### GIVEN INSTRUCTION
Write the data out again, character for character, with no images.

### DATASET EXCERPT

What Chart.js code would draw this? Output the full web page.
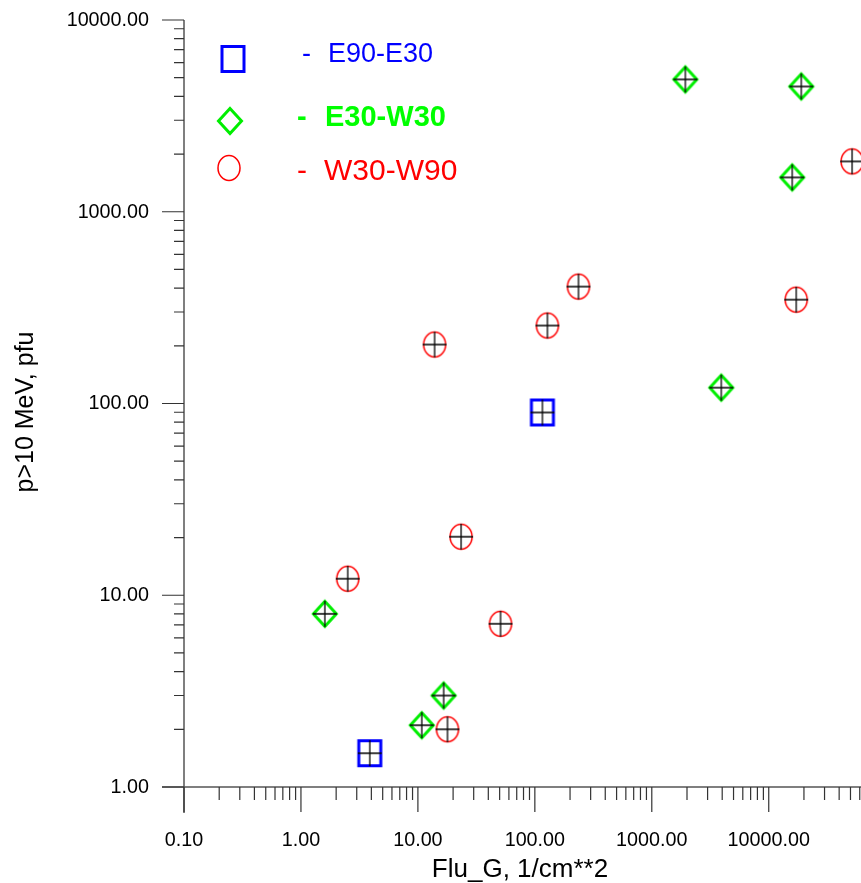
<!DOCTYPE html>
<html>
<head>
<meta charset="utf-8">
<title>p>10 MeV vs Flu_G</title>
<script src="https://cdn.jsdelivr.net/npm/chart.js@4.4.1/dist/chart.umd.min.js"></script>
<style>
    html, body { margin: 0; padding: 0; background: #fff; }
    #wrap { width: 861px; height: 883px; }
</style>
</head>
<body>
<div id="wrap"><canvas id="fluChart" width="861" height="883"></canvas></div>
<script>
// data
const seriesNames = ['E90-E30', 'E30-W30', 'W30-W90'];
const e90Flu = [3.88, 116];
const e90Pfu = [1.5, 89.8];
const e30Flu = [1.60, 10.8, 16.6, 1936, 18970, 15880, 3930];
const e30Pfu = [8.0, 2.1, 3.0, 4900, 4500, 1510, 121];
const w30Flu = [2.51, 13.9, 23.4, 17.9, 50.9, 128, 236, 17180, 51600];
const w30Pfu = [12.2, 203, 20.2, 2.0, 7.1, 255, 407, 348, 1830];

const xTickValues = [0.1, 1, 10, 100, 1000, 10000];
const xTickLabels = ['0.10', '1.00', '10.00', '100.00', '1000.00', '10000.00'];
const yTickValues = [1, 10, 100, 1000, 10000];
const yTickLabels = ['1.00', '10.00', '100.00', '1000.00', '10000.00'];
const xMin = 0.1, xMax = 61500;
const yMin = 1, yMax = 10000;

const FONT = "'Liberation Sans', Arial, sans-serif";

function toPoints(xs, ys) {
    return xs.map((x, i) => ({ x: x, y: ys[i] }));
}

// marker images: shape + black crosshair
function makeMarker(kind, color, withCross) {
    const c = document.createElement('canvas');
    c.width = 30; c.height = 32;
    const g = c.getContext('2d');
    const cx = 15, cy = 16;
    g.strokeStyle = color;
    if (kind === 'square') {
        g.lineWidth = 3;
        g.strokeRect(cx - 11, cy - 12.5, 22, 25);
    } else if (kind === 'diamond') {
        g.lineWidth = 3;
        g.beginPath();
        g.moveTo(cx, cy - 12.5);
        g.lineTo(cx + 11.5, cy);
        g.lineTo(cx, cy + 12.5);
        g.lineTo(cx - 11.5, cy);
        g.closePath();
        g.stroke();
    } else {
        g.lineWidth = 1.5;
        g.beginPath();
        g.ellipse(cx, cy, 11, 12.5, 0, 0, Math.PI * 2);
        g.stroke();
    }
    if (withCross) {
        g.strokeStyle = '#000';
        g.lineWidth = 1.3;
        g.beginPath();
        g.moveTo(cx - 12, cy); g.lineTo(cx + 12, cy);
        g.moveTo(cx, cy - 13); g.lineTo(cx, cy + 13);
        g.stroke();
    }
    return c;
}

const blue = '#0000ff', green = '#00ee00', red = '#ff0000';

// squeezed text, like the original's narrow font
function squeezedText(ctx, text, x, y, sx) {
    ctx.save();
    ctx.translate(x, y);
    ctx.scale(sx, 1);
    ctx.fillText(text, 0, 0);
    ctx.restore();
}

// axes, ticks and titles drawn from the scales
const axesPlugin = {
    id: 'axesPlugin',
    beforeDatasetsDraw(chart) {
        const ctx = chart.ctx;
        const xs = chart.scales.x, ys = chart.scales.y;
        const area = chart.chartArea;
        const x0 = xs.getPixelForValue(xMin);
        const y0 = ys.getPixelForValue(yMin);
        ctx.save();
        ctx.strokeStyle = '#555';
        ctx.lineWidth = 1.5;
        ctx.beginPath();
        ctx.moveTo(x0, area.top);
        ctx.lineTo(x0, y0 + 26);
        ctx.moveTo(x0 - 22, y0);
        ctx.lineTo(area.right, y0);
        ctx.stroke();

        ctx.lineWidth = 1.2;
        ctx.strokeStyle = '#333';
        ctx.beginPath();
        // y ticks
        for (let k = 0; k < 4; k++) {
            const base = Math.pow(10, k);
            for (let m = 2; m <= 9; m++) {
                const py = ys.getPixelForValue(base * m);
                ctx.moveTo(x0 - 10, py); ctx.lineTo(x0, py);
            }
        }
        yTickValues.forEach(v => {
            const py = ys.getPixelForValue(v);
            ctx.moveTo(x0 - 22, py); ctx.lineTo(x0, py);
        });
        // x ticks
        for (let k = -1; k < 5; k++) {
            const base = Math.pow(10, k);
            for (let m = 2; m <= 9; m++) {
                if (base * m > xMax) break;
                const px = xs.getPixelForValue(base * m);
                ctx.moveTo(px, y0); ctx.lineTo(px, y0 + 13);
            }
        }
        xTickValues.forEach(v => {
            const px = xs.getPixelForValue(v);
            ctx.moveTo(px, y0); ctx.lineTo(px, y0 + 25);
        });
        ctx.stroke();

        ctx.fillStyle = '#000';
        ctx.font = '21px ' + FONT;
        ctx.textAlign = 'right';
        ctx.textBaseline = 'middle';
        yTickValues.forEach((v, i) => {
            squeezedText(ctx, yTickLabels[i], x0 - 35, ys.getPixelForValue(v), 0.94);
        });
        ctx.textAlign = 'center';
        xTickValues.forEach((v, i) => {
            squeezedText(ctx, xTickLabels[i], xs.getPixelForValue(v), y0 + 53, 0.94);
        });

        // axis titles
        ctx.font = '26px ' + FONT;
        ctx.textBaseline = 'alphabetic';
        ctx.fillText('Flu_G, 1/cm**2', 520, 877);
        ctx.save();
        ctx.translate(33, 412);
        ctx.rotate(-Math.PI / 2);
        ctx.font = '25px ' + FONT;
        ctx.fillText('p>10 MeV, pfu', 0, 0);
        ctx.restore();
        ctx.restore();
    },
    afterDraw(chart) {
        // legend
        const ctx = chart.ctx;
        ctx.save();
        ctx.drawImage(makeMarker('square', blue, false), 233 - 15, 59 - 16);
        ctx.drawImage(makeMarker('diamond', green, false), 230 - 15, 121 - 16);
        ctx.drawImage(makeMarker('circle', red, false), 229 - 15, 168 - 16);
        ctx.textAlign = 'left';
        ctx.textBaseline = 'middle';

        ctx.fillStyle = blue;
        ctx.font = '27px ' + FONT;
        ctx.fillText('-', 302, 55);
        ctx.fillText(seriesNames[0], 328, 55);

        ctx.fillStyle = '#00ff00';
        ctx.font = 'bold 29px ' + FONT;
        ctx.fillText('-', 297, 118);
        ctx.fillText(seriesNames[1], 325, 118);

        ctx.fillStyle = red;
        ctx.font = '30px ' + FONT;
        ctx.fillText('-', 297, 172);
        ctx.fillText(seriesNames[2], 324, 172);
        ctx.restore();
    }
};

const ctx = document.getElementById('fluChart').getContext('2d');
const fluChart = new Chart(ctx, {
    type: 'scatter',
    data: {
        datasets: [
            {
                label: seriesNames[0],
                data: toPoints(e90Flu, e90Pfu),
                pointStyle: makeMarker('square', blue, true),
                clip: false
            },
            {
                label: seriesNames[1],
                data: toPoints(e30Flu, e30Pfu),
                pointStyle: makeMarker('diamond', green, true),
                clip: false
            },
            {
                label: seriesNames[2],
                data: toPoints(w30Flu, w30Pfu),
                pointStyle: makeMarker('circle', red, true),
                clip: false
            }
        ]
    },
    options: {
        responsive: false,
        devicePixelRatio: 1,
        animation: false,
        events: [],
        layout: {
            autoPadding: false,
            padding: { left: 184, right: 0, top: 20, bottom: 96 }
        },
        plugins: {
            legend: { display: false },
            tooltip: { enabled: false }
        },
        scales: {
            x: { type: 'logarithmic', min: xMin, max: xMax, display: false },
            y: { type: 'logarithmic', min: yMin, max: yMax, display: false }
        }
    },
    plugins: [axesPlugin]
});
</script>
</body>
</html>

### SOLUTION TO THIS PROBLEM
What Chart.js code would draw this? Output the full web page.
<!DOCTYPE html>
<html>
<head>
<meta charset="utf-8">
<title>p>10 MeV vs Flu_G</title>
<script src="https://cdn.jsdelivr.net/npm/chart.js@4.4.1/dist/chart.umd.min.js"></script>
<style>
    html, body { margin: 0; padding: 0; background: #fff; }
    #wrap { width: 861px; height: 883px; }
</style>
</head>
<body>
<div id="wrap"><canvas id="fluChart" width="861" height="883"></canvas></div>
<script>
// data
const seriesNames = ['E90-E30', 'E30-W30', 'W30-W90'];
const e90Flu = [3.88, 116];
const e90Pfu = [1.5, 89.8];
const e30Flu = [1.60, 10.8, 16.6, 1936, 18970, 15880, 3930];
const e30Pfu = [8.0, 2.1, 3.0, 4900, 4500, 1510, 121];
const w30Flu = [2.51, 13.9, 23.4, 17.9, 50.9, 128, 236, 17180, 51600];
const w30Pfu = [12.2, 203, 20.2, 2.0, 7.1, 255, 407, 348, 1830];

const xTickValues = [0.1, 1, 10, 100, 1000, 10000];
const xTickLabels = ['0.10', '1.00', '10.00', '100.00', '1000.00', '10000.00'];
const yTickValues = [1, 10, 100, 1000, 10000];
const yTickLabels = ['1.00', '10.00', '100.00', '1000.00', '10000.00'];
const xMin = 0.1, xMax = 61500;
const yMin = 1, yMax = 10000;

const FONT = "'Liberation Sans', Arial, sans-serif";

function toPoints(xs, ys) {
    return xs.map((x, i) => ({ x: x, y: ys[i] }));
}

// marker images: shape + black crosshair
function makeMarker(kind, color, withCross) {
    const c = document.createElement('canvas');
    c.width = 30; c.height = 32;
    const g = c.getContext('2d');
    const cx = 15, cy = 16;
    g.strokeStyle = color;
    if (kind === 'square') {
        g.lineWidth = 3;
        g.strokeRect(cx - 11, cy - 12.5, 22, 25);
    } else if (kind === 'diamond') {
        g.lineWidth = 3;
        g.beginPath();
        g.moveTo(cx, cy - 12.5);
        g.lineTo(cx + 11.5, cy);
        g.lineTo(cx, cy + 12.5);
        g.lineTo(cx - 11.5, cy);
        g.closePath();
        g.stroke();
    } else {
        g.lineWidth = 1.5;
        g.beginPath();
        g.ellipse(cx, cy, 11, 12.5, 0, 0, Math.PI * 2);
        g.stroke();
    }
    if (withCross) {
        g.strokeStyle = '#000';
        g.lineWidth = 1.3;
        g.beginPath();
        g.moveTo(cx - 12, cy); g.lineTo(cx + 12, cy);
        g.moveTo(cx, cy - 13); g.lineTo(cx, cy + 13);
        g.stroke();
    }
    return c;
}

const blue = '#0000ff', green = '#00ee00', red = '#ff0000';

// squeezed text, like the original's narrow font
function squeezedText(ctx, text, x, y, sx) {
    ctx.save();
    ctx.translate(x, y);
    ctx.scale(sx, 1);
    ctx.fillText(text, 0, 0);
    ctx.restore();
}

// axes, ticks and titles drawn from the scales
const axesPlugin = {
    id: 'axesPlugin',
    beforeDatasetsDraw(chart) {
        const ctx = chart.ctx;
        const xs = chart.scales.x, ys = chart.scales.y;
        const area = chart.chartArea;
        const x0 = xs.getPixelForValue(xMin);
        const y0 = ys.getPixelForValue(yMin);
        ctx.save();
        ctx.strokeStyle = '#555';
        ctx.lineWidth = 1.5;
        ctx.beginPath();
        ctx.moveTo(x0, area.top);
        ctx.lineTo(x0, y0 + 26);
        ctx.moveTo(x0 - 22, y0);
        ctx.lineTo(area.right, y0);
        ctx.stroke();

        ctx.lineWidth = 1.2;
        ctx.strokeStyle = '#333';
        ctx.beginPath();
        // y ticks
        for (let k = 0; k < 4; k++) {
            const base = Math.pow(10, k);
            for (let m = 2; m <= 9; m++) {
                const py = ys.getPixelForValue(base * m);
                ctx.moveTo(x0 - 10, py); ctx.lineTo(x0, py);
            }
        }
        yTickValues.forEach(v => {
            const py = ys.getPixelForValue(v);
            ctx.moveTo(x0 - 22, py); ctx.lineTo(x0, py);
        });
        // x ticks
        for (let k = -1; k < 5; k++) {
            const base = Math.pow(10, k);
            for (let m = 2; m <= 9; m++) {
                if (base * m > xMax) break;
                const px = xs.getPixelForValue(base * m);
                ctx.moveTo(px, y0); ctx.lineTo(px, y0 + 13);
            }
        }
        xTickValues.forEach(v => {
            const px = xs.getPixelForValue(v);
            ctx.moveTo(px, y0); ctx.lineTo(px, y0 + 25);
        });
        ctx.stroke();

        ctx.fillStyle = '#000';
        ctx.font = '21px ' + FONT;
        ctx.textAlign = 'right';
        ctx.textBaseline = 'middle';
        yTickValues.forEach((v, i) => {
            squeezedText(ctx, yTickLabels[i], x0 - 35, ys.getPixelForValue(v), 0.94);
        });
        ctx.textAlign = 'center';
        xTickValues.forEach((v, i) => {
            squeezedText(ctx, xTickLabels[i], xs.getPixelForValue(v), y0 + 53, 0.94);
        });

        // axis titles
        ctx.font = '26px ' + FONT;
        ctx.textBaseline = 'alphabetic';
        ctx.fillText('Flu_G, 1/cm**2', 520, 877);
        ctx.save();
        ctx.translate(33, 412);
        ctx.rotate(-Math.PI / 2);
        ctx.font = '25px ' + FONT;
        ctx.fillText('p>10 MeV, pfu', 0, 0);
        ctx.restore();
        ctx.restore();
    },
    afterDraw(chart) {
        // legend
        const ctx = chart.ctx;
        ctx.save();
        ctx.drawImage(makeMarker('square', blue, false), 233 - 15, 59 - 16);
        ctx.drawImage(makeMarker('diamond', green, false), 230 - 15, 121 - 16);
        ctx.drawImage(makeMarker('circle', red, false), 229 - 15, 168 - 16);
        ctx.textAlign = 'left';
        ctx.textBaseline = 'middle';

        ctx.fillStyle = blue;
        ctx.font = '27px ' + FONT;
        ctx.fillText('-', 302, 55);
        ctx.fillText(seriesNames[0], 328, 55);

        ctx.fillStyle = '#00ff00';
        ctx.font = 'bold 29px ' + FONT;
        ctx.fillText('-', 297, 118);
        ctx.fillText(seriesNames[1], 325, 118);

        ctx.fillStyle = red;
        ctx.font = '30px ' + FONT;
        ctx.fillText('-', 297, 172);
        ctx.fillText(seriesNames[2], 324, 172);
        ctx.restore();
    }
};

const ctx = document.getElementById('fluChart').getContext('2d');
const fluChart = new Chart(ctx, {
    type: 'scatter',
    data: {
        datasets: [
            {
                label: seriesNames[0],
                data: toPoints(e90Flu, e90Pfu),
                pointStyle: makeMarker('square', blue, true),
                clip: false
            },
            {
                label: seriesNames[1],
                data: toPoints(e30Flu, e30Pfu),
                pointStyle: makeMarker('diamond', green, true),
                clip: false
            },
            {
                label: seriesNames[2],
                data: toPoints(w30Flu, w30Pfu),
                pointStyle: makeMarker('circle', red, true),
                clip: false
            }
        ]
    },
    options: {
        responsive: false,
        devicePixelRatio: 1,
        animation: false,
        events: [],
        layout: {
            autoPadding: false,
            padding: { left: 184, right: 0, top: 20, bottom: 96 }
        },
        plugins: {
            legend: { display: false },
            tooltip: { enabled: false }
        },
        scales: {
            x: { type: 'logarithmic', min: xMin, max: xMax, display: false },
            y: { type: 'logarithmic', min: yMin, max: yMax, display: false }
        }
    },
    plugins: [axesPlugin]
});
</script>
</body>
</html>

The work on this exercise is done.